By the way, what is that egg? A smoker?

Ninette said...

Hi Trissa, yes, the Big Green Egg is a smoker AND a grill AND a convection oven. The website is www.biggreenegg.com. I love the BGE.

Jules and Ruby said...

love your blog, love the photos, love THE BIG GREEN EGG! i have to make this chili. wish me luck on my choice of chilis.

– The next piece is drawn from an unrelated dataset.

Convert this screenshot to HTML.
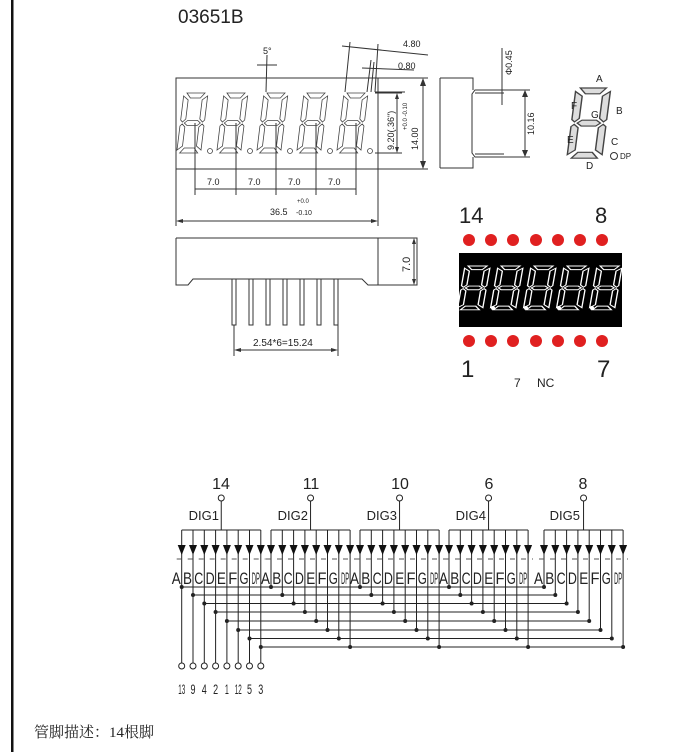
<!DOCTYPE html>
<html><head><meta charset="utf-8"><style>
html,body{margin:0;padding:0;background:#fff;}
svg{display:block;}
text{font-family:"Liberation Sans",sans-serif;fill:#222;}
</style></head><body>
<svg width="698" height="752" viewBox="0 0 698 752" xmlns="http://www.w3.org/2000/svg">
<defs>
<g id="seg">
<polygon points="3,0 21,0 17,5 7,5"/>
<polygon points="7,55 17,55 21,60 3,60"/>
<polygon points="4,30 7,27.5 17,27.5 20,30 17,32.5 7,32.5"/>
<polygon points="0,3 5,7 5,26 2,29 0,27"/>
<polygon points="24,3 24,27 22,29 19,26 19,7"/>
<polygon points="0,33 2,31 5,34 5,53 0,57"/>
<polygon points="24,33 24,57 19,53 19,34 22,31"/>
</g>
<g id="grp">
<line x1="0" y1="530" x2="79.1" y2="530" stroke="#222" stroke-width="1"/>
<line x1="39.55" y1="501" x2="39.55" y2="530" stroke="#222"/>
<circle cx="39.55" cy="498" r="3" fill="#fff" stroke="#222"/>
<g stroke="#222" stroke-width="1">
<line x1="0" y1="530" x2="0" y2="587"/><line x1="11.3" y1="530" x2="11.3" y2="595"/><line x1="22.6" y1="530" x2="22.6" y2="603.5"/><line x1="33.9" y1="530" x2="33.9" y2="612"/><line x1="45.2" y1="530" x2="45.2" y2="621"/><line x1="56.5" y1="530" x2="56.5" y2="630"/><line x1="67.8" y1="530" x2="67.8" y2="638.5"/><line x1="79.1" y1="530" x2="79.1" y2="647"/>
</g>
<g fill="#111">
<polygon points="-4,545 4,545 0,555"/><polygon points="7.3,545 15.3,545 11.3,555"/><polygon points="18.6,545 26.6,545 22.6,555"/><polygon points="29.9,545 37.9,545 33.9,555"/><polygon points="41.2,545 49.2,545 45.2,555"/><polygon points="52.5,545 60.5,545 56.5,555"/><polygon points="63.8,545 71.8,545 67.8,555"/><polygon points="75.1,545 83.1,545 79.1,555"/>
</g>
<line x1="-5" y1="559" x2="84" y2="559" stroke="#555" stroke-width="1" stroke-dasharray="5,6"/>
<g font-size="17" text-anchor="end">
<text x="-1" y="584" textLength="9" lengthAdjust="spacingAndGlyphs">A</text><text x="10.3" y="584" textLength="9" lengthAdjust="spacingAndGlyphs">B</text><text x="21.6" y="584" textLength="9" lengthAdjust="spacingAndGlyphs">C</text><text x="32.9" y="584" textLength="9" lengthAdjust="spacingAndGlyphs">D</text><text x="44.2" y="584" textLength="9" lengthAdjust="spacingAndGlyphs">E</text><text x="55.5" y="584" textLength="9" lengthAdjust="spacingAndGlyphs">F</text><text x="66.8" y="584" textLength="9" lengthAdjust="spacingAndGlyphs">G</text><text x="78.1" y="584" textLength="8" lengthAdjust="spacingAndGlyphs">DP</text>
</g>
<g fill="#222">
<circle cx="0" cy="587" r="2"/><circle cx="11.3" cy="595" r="2"/><circle cx="22.6" cy="603.5" r="2"/><circle cx="33.9" cy="612" r="2"/><circle cx="45.2" cy="621" r="2"/><circle cx="56.5" cy="630" r="2"/><circle cx="67.8" cy="638.5" r="2"/><circle cx="79.1" cy="647" r="2"/>
</g>
</g>
</defs>

<rect x="11" y="0" width="2.5" height="752" fill="#111"/>
<text x="178" y="23" font-size="19">03651B</text>

<!-- front view -->
<g stroke="#333" fill="none" stroke-width="1">
<rect x="176" y="78" width="202" height="91"/>
<line x1="378" y1="78" x2="428" y2="78"/><line x1="378" y1="169" x2="428" y2="169"/>
<line x1="423" y1="80" x2="423" y2="167"/>
<line x1="375" y1="93" x2="402" y2="93"/><line x1="375" y1="153" x2="402" y2="153"/>
<line x1="397" y1="95" x2="397" y2="151"/>
<line x1="176" y1="169" x2="176" y2="226"/><line x1="378" y1="140" x2="378" y2="226"/>
<line x1="178" y1="221" x2="376" y2="221"/>
<line x1="195" y1="123" x2="195" y2="195"/><line x1="236" y1="123" x2="236" y2="195"/><line x1="276" y1="123" x2="276" y2="195"/><line x1="316" y1="123" x2="316" y2="195"/><line x1="356" y1="123" x2="356" y2="195"/>
<line x1="195" y1="189" x2="356" y2="189"/>
<line x1="267" y1="55" x2="266" y2="92"/><line x1="257" y1="65" x2="277" y2="65"/>
<line x1="342" y1="46" x2="428" y2="55"/><line x1="350" y1="42" x2="345" y2="92"/><line x1="378" y1="44" x2="375" y2="92"/>
<line x1="362" y1="68" x2="414" y2="70"/><line x1="371" y1="60" x2="367" y2="92"/><line x1="374" y1="62" x2="371" y2="92"/>
<line x1="375" y1="92" x2="405" y2="92"/>
</g>
<g fill="#333"><polygon points="423,78 420,86 426,86"/><polygon points="423,169 420,161 426,161"/><polygon points="397,93 395,99 399,99"/><polygon points="397,153 395,147 399,147"/><polygon points="176,221 183,219 183,223"/><polygon points="378,221 371,219 371,223"/></g>
<g fill="none" stroke="#444" stroke-width="0.8">
<use href="#seg" transform="translate(184,93) skewX(-7)"/>
<use href="#seg" transform="translate(224,93) skewX(-7)"/>
<use href="#seg" transform="translate(264,93) skewX(-7)"/>
<use href="#seg" transform="translate(304,93) skewX(-7)"/>
<use href="#seg" transform="translate(344,93) skewX(-7)"/>
<circle cx="210" cy="151" r="2.5"/><circle cx="250" cy="151" r="2.5"/><circle cx="290" cy="151" r="2.5"/><circle cx="330" cy="151" r="2.5"/><circle cx="370" cy="151" r="2.5"/>
</g>
<g font-size="9"><text x="207" y="185">7.0</text><text x="248" y="185">7.0</text><text x="288" y="185">7.0</text><text x="328" y="185">7.0</text>
<text x="297" y="203" font-size="6">+0.0</text><text x="270" y="215">36.5</text><text x="296" y="215" font-size="7">-0.10</text>
<text x="263" y="54">5°</text><text x="403" y="47">4.80</text><text x="398" y="69">0.80</text>
<text transform="translate(394,150) rotate(-90)">9.20(.36")</text>
<text transform="translate(418,150) rotate(-90)">14.00</text>
<text transform="translate(407,130) rotate(-90)" font-size="6">+0.0 -0.10</text>
</g>

<!-- side view -->
<g stroke="#333" fill="none" stroke-width="1">
<polyline points="440,78 473,78 473,90"/><polyline points="440,168 473,168 473,157"/>
<line x1="440" y1="78" x2="440" y2="168"/>
<polyline points="504,90 475,90 472,94 472,153 475,157 504,157"/>
<line x1="475" y1="93" x2="504" y2="93"/><line x1="475" y1="154" x2="504" y2="154"/>
<line x1="502" y1="48" x2="502" y2="105"/>
<line x1="500" y1="90" x2="530" y2="90"/><line x1="500" y1="157" x2="530" y2="157"/>
<line x1="525" y1="91" x2="525" y2="156"/>
</g>
<g fill="#333"><polygon points="525,90 522,97 528,97"/><polygon points="525,157 522,150 528,150"/></g>
<g font-size="9"><text transform="translate(512,75) rotate(-90)">Φ0.45</text><text transform="translate(534,135) rotate(-90)">10.16</text></g>

<!-- segment diagram -->
<g fill="#ddd" stroke="#444" stroke-width="1"><use href="#seg" transform="translate(576,88) scale(1.45,1.17) skewX(-6)"/></g>
<circle cx="614" cy="156" r="3.5" fill="none" stroke="#333"/>
<g font-size="10"><text x="596" y="82">A</text><text x="571" y="109">F</text><text x="616" y="114">B</text><text x="591" y="118">G</text><text x="567" y="143">E</text><text x="611" y="145">C</text><text x="620" y="159" font-size="8">DP</text><text x="586" y="169">D</text></g>

<!-- bottom side view -->
<g stroke="#333" fill="none" stroke-width="1">
<polyline points="176,238 378,238"/>
<polyline points="176,238 176,285 188,285 193,279 362,279 368,285 378,285"/>
<rect x="378" y="238" width="39" height="47"/>
<line x1="414" y1="240" x2="414" y2="283"/>
<line x1="234" y1="279" x2="234" y2="356"/><line x1="338" y1="279" x2="338" y2="356"/>
<line x1="236" y1="350" x2="336" y2="350"/>
</g>
<g fill="#fff" stroke="#333" stroke-width="1">
<rect x="232" y="279" width="4" height="46"/><rect x="249" y="279" width="4" height="46"/><rect x="266" y="279" width="4" height="46"/><rect x="283" y="279" width="4" height="46"/><rect x="300" y="279" width="4" height="46"/><rect x="317" y="279" width="4" height="46"/><rect x="334" y="279" width="4" height="46"/>
</g>
<g fill="#333"><polygon points="234,350 241,348 241,352"/><polygon points="338,350 331,348 331,352"/><polygon points="414,238 412,244 416,244"/><polygon points="414,285 412,279 416,279"/></g>
<text x="253" y="346" font-size="10" font-family="Liberation Mono">2.54*6=15.24</text>
<text transform="translate(410,272) rotate(-90)" font-size="11" font-family="Liberation Mono">7.0</text>

<!-- red display -->
<text x="459" y="223" font-size="22">14</text><text x="595" y="223" font-size="22">8</text>
<g fill="#e02020"><circle cx="469" cy="240" r="6"/><circle cx="491" cy="240" r="6"/><circle cx="513" cy="240" r="6"/><circle cx="536" cy="240" r="6"/><circle cx="558" cy="240" r="6"/><circle cx="580" cy="240" r="6"/><circle cx="602" cy="240" r="6"/>
<circle cx="469" cy="341" r="6"/><circle cx="491" cy="341" r="6"/><circle cx="513" cy="341" r="6"/><circle cx="536" cy="341" r="6"/><circle cx="558" cy="341" r="6"/><circle cx="580" cy="341" r="6"/><circle cx="602" cy="341" r="6"/></g>
<rect x="459" y="253" width="163" height="74" fill="#000"/>
<g fill="none" stroke="#fff" stroke-width="1.3">
<use href="#seg" transform="translate(465,266) scale(1.05,0.73) skewX(-7)"/>
<use href="#seg" transform="translate(498,266) scale(1.05,0.73) skewX(-7)"/>
<use href="#seg" transform="translate(531,266) scale(1.05,0.73) skewX(-7)"/>
<use href="#seg" transform="translate(564,266) scale(1.05,0.73) skewX(-7)"/>
<use href="#seg" transform="translate(597,266) scale(1.05,0.73) skewX(-7)"/>
</g>
<g fill="#fff"><circle cx="493" cy="308" r="2"/><circle cx="526" cy="308" r="2"/><circle cx="559" cy="308" r="2"/><circle cx="592" cy="308" r="2"/><circle cx="625" cy="308" r="2"/></g>
<text x="461" y="377" font-size="24">1</text><text x="597" y="377" font-size="24">7</text>
<text x="514" y="387" font-size="12">7</text><text x="537" y="387" font-size="12">NC</text>

<!-- schematic -->
<use href="#grp" transform="translate(181.7,0)"/>
<use href="#grp" transform="translate(271,0)"/>
<use href="#grp" transform="translate(360,0)"/>
<use href="#grp" transform="translate(449,0)"/>
<use href="#grp" transform="translate(544,0)"/>
<g stroke="#222" stroke-width="1">
<line x1="181.7" y1="587" x2="544" y2="587"/><line x1="193" y1="595" x2="555.3" y2="595"/><line x1="204.3" y1="603.5" x2="566.6" y2="603.5"/><line x1="215.6" y1="612" x2="577.9" y2="612"/><line x1="226.9" y1="621" x2="589.2" y2="621"/><line x1="238.2" y1="630" x2="600.5" y2="630"/><line x1="249.5" y1="638.5" x2="611.8" y2="638.5"/><line x1="260.8" y1="647" x2="623.1" y2="647"/>
<line x1="181.7" y1="587" x2="181.7" y2="663"/><line x1="193" y1="595" x2="193" y2="663"/><line x1="204.3" y1="603" x2="204.3" y2="663"/><line x1="215.6" y1="612" x2="215.6" y2="663"/><line x1="226.9" y1="621" x2="226.9" y2="663"/><line x1="238.2" y1="630" x2="238.2" y2="663"/><line x1="249.5" y1="638" x2="249.5" y2="663"/><line x1="260.8" y1="647" x2="260.8" y2="663"/>
</g>
<g fill="#fff" stroke="#222"><circle cx="181.7" cy="666" r="3"/><circle cx="193" cy="666" r="3"/><circle cx="204.3" cy="666" r="3"/><circle cx="215.6" cy="666" r="3"/><circle cx="226.9" cy="666" r="3"/><circle cx="238.2" cy="666" r="3"/><circle cx="249.5" cy="666" r="3"/><circle cx="260.8" cy="666" r="3"/></g>
<g font-size="14" text-anchor="middle">
<text x="181.7" y="694" textLength="7" lengthAdjust="spacingAndGlyphs">13</text><text x="193" y="694" textLength="5" lengthAdjust="spacingAndGlyphs">9</text><text x="204.3" y="694" textLength="5" lengthAdjust="spacingAndGlyphs">4</text><text x="215.6" y="694" textLength="5" lengthAdjust="spacingAndGlyphs">2</text><text x="226.9" y="694" textLength="4" lengthAdjust="spacingAndGlyphs">1</text><text x="238.2" y="694" textLength="7" lengthAdjust="spacingAndGlyphs">12</text><text x="249.5" y="694" textLength="5" lengthAdjust="spacingAndGlyphs">5</text><text x="260.8" y="694" textLength="5" lengthAdjust="spacingAndGlyphs">3</text>
</g>
<g font-size="16" text-anchor="middle">
<text x="221" y="489">14</text><text x="311" y="489">11</text><text x="400" y="489">10</text><text x="489" y="489">6</text><text x="583" y="489">8</text>
</g>
<g font-size="13" text-anchor="end">
<text x="219" y="520">DIG1</text><text x="308" y="520">DIG2</text><text x="397" y="520">DIG3</text><text x="486" y="520">DIG4</text><text x="580" y="520">DIG5</text>
</g>

<text x="34" y="737" font-size="15" style="font-family:'Liberation Serif','Noto Serif CJK SC',serif">管脚描述：14根脚</text>
</svg>
</body></html>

carolyn t at tastingspoons.com said...

Gee, your chili recipe sounds just great. Haven't made it in a long time. I have all the components (except cascabel chiles) in my pantry and would just have to buy the beef. There's a Penzey's store an hour away, and a friend and I visit it every so often to stock up. Will do so, then I'll have to give this recipe a try.

zom said...

This is my favorite kind of recipe: flexibility all over the place. Your prize-winner got a big gold star at my house. Thanks for sharing!

Anonymous said...

Looks like one heck of a recipe! I'm a bean person too, and would be inclined to experiment with different kinds of chili pepper and spices. After all, isn't that how one "personalizes" their chili? :^)

Anonymous said...

Have used your tricks on my chili for the last year and it never disappoints. Thanks for sharing what clearly took a lot of time to perfect!

Anonymous said...

We loved this recipe! It won first of four in our office chili cook-off. Thanks for the great post!!

Meghan said...

Excited to try your recipe! Quick question - i don't see where you use the Green Chiles?

Anonymous said...

How much does this make, i.e., qts?

Ninette said...

Hi, so sorry for the delayed reply. I don't really blog anymore. I would guess around 3-4 quarts.